> What to work on:
Your task is to print exactly the lines from the line that contains "Reproduce this diagram with TikZ." through the line that contains "(0,0) rectangle (1699,694);", with pictures left out.

> Material:
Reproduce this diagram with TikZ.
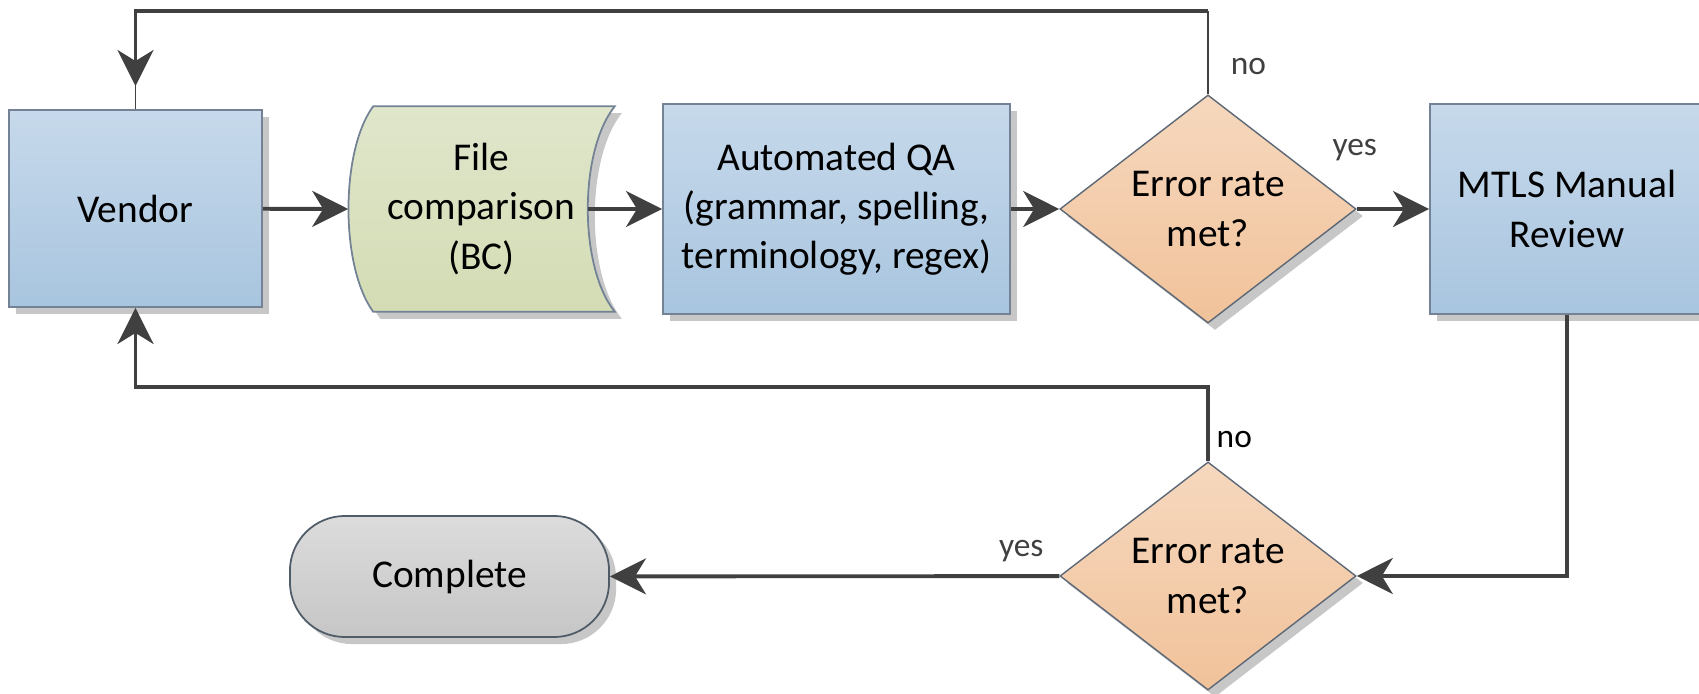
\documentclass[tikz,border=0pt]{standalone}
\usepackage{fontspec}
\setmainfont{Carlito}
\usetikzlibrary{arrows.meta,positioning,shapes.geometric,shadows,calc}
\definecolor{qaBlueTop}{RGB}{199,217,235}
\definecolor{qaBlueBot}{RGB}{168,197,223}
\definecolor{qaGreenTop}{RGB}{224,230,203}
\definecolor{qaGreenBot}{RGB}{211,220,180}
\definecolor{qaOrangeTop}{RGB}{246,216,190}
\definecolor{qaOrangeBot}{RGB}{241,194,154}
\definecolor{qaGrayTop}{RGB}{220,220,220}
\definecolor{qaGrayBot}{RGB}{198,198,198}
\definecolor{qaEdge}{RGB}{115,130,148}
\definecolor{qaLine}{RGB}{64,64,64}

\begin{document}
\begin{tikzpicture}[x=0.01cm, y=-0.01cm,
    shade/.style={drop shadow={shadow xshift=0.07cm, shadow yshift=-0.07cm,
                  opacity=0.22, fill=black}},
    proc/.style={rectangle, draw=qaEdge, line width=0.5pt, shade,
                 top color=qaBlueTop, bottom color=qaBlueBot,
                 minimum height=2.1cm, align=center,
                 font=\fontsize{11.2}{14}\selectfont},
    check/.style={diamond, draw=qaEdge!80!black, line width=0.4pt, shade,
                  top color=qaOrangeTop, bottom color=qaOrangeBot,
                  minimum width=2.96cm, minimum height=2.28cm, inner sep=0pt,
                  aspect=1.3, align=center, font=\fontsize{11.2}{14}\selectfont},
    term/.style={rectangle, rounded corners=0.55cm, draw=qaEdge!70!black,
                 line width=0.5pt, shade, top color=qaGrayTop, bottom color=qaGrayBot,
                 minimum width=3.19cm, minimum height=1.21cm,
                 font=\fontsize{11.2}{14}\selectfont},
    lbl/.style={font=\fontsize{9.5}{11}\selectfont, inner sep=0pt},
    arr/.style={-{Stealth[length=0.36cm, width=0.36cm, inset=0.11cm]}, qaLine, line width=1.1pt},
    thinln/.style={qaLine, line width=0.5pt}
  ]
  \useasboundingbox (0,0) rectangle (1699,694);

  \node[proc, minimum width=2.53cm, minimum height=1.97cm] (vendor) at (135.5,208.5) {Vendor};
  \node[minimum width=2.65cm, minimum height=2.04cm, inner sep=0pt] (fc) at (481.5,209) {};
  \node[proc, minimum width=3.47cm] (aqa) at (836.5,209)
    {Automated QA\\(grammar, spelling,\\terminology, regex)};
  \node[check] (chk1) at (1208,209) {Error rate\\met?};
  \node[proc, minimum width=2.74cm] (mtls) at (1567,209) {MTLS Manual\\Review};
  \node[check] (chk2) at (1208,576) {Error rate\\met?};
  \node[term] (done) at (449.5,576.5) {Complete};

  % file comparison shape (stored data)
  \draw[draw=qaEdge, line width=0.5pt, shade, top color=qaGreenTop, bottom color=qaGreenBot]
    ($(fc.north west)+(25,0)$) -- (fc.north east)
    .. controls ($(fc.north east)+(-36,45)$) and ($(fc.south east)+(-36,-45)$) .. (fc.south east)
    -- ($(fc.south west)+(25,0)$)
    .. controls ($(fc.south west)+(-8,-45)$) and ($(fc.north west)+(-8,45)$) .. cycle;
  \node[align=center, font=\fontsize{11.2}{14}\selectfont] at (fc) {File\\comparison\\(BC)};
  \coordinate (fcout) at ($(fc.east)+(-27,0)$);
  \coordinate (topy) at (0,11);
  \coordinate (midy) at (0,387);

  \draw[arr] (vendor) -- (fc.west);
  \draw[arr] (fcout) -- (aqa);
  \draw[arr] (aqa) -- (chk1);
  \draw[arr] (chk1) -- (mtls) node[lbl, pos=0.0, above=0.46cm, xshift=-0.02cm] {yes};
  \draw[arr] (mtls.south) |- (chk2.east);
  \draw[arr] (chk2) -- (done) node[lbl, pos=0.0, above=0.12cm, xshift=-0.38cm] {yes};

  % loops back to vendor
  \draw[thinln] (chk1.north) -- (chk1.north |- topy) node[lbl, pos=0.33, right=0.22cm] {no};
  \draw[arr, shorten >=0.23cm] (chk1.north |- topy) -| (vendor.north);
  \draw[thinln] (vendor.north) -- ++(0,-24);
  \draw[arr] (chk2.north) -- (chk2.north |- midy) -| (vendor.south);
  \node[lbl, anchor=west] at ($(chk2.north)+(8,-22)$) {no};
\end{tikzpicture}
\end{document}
* * *
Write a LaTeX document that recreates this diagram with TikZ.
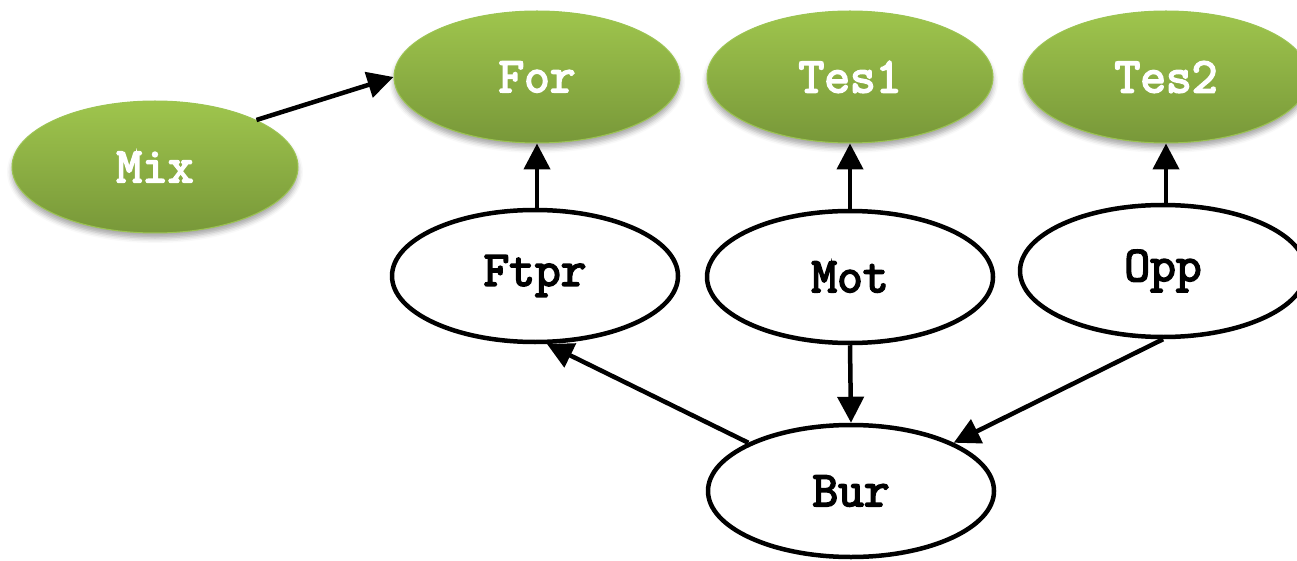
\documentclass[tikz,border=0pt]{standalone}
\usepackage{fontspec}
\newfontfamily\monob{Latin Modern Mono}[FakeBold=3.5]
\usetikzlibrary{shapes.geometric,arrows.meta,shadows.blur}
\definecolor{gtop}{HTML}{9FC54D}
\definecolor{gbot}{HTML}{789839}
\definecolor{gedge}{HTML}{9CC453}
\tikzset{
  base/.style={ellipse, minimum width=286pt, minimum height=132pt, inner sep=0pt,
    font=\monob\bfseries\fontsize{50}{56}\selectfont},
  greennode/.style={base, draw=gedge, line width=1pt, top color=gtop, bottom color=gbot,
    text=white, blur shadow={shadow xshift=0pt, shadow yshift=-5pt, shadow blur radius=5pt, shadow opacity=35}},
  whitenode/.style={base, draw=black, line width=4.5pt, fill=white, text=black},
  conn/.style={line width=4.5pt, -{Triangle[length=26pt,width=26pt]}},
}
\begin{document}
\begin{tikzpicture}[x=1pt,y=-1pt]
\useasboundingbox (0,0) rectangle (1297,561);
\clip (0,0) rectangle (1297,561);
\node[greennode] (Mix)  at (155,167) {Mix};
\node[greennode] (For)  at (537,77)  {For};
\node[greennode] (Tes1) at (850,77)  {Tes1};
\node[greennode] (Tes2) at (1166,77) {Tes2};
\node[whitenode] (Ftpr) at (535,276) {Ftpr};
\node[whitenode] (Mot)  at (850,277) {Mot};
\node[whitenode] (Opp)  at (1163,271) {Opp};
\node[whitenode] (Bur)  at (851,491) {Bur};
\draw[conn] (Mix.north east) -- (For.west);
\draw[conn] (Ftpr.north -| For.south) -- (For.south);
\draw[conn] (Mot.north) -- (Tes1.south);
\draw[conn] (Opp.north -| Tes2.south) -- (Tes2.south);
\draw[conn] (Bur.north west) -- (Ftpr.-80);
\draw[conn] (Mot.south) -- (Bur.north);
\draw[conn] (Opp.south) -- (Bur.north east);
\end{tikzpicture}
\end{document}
--
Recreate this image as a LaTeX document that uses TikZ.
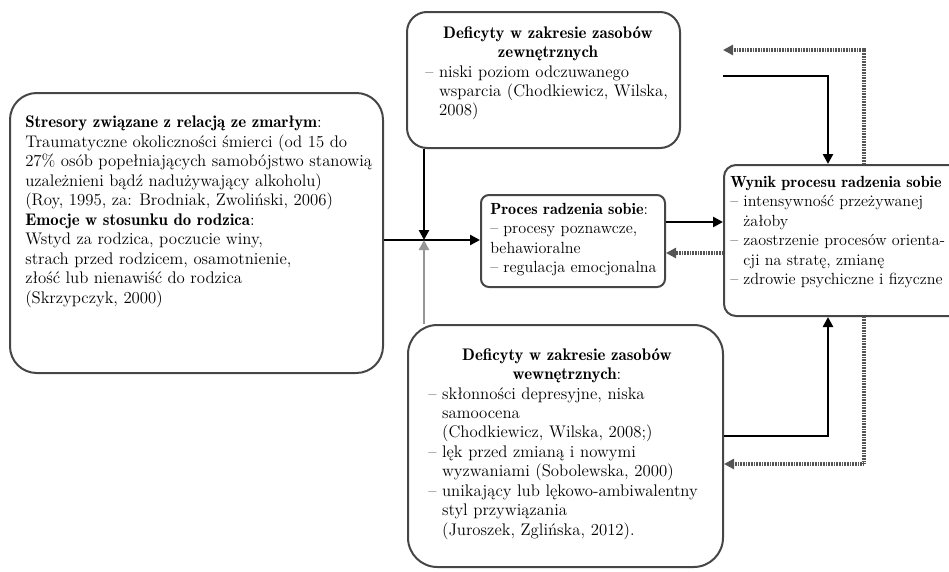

> Response for this exercise:
Reproduce this diagram with TikZ.
\documentclass[tikz,border=0pt]{standalone}
\usepackage{fontspec}
\setmainfont{Carlito}
\usetikzlibrary{arrows.meta,positioning,shapes.geometric,shadows,calc}
\definecolor{qaBlueTop}{RGB}{199,217,235}
\definecolor{qaBlueBot}{RGB}{168,197,223}
\definecolor{qaGreenTop}{RGB}{224,230,203}
\definecolor{qaGreenBot}{RGB}{211,220,180}
\definecolor{qaOrangeTop}{RGB}{246,216,190}
\definecolor{qaOrangeBot}{RGB}{241,194,154}
\definecolor{qaGrayTop}{RGB}{220,220,220}
\definecolor{qaGrayBot}{RGB}{198,198,198}
\definecolor{qaEdge}{RGB}{115,130,148}
\definecolor{qaLine}{RGB}{64,64,64}

\begin{document}
\begin{tikzpicture}[x=0.01cm, y=-0.01cm,
    shade/.style={drop shadow={shadow xshift=0.07cm, shadow yshift=-0.07cm,
                  opacity=0.22, fill=black}},
    proc/.style={rectangle, draw=qaEdge, line width=0.5pt, shade,
                 top color=qaBlueTop, bottom color=qaBlueBot,
                 minimum height=2.1cm, align=center,
                 font=\fontsize{11.2}{14}\selectfont},
    check/.style={diamond, draw=qaEdge!80!black, line width=0.4pt, shade,
                  top color=qaOrangeTop, bottom color=qaOrangeBot,
                  minimum width=2.96cm, minimum height=2.28cm, inner sep=0pt,
                  aspect=1.3, align=center, font=\fontsize{11.2}{14}\selectfont},
    term/.style={rectangle, rounded corners=0.55cm, draw=qaEdge!70!black,
                 line width=0.5pt, shade, top color=qaGrayTop, bottom color=qaGrayBot,
                 minimum width=3.19cm, minimum height=1.21cm,
                 font=\fontsize{11.2}{14}\selectfont},
    lbl/.style={font=\fontsize{9.5}{11}\selectfont, inner sep=0pt},
    arr/.style={-{Stealth[length=0.36cm, width=0.36cm, inset=0.11cm]}, qaLine, line width=1.1pt},
    thinln/.style={qaLine, line width=0.5pt}
  ]
  \useasboundingbox (0,0) rectangle (1699,694);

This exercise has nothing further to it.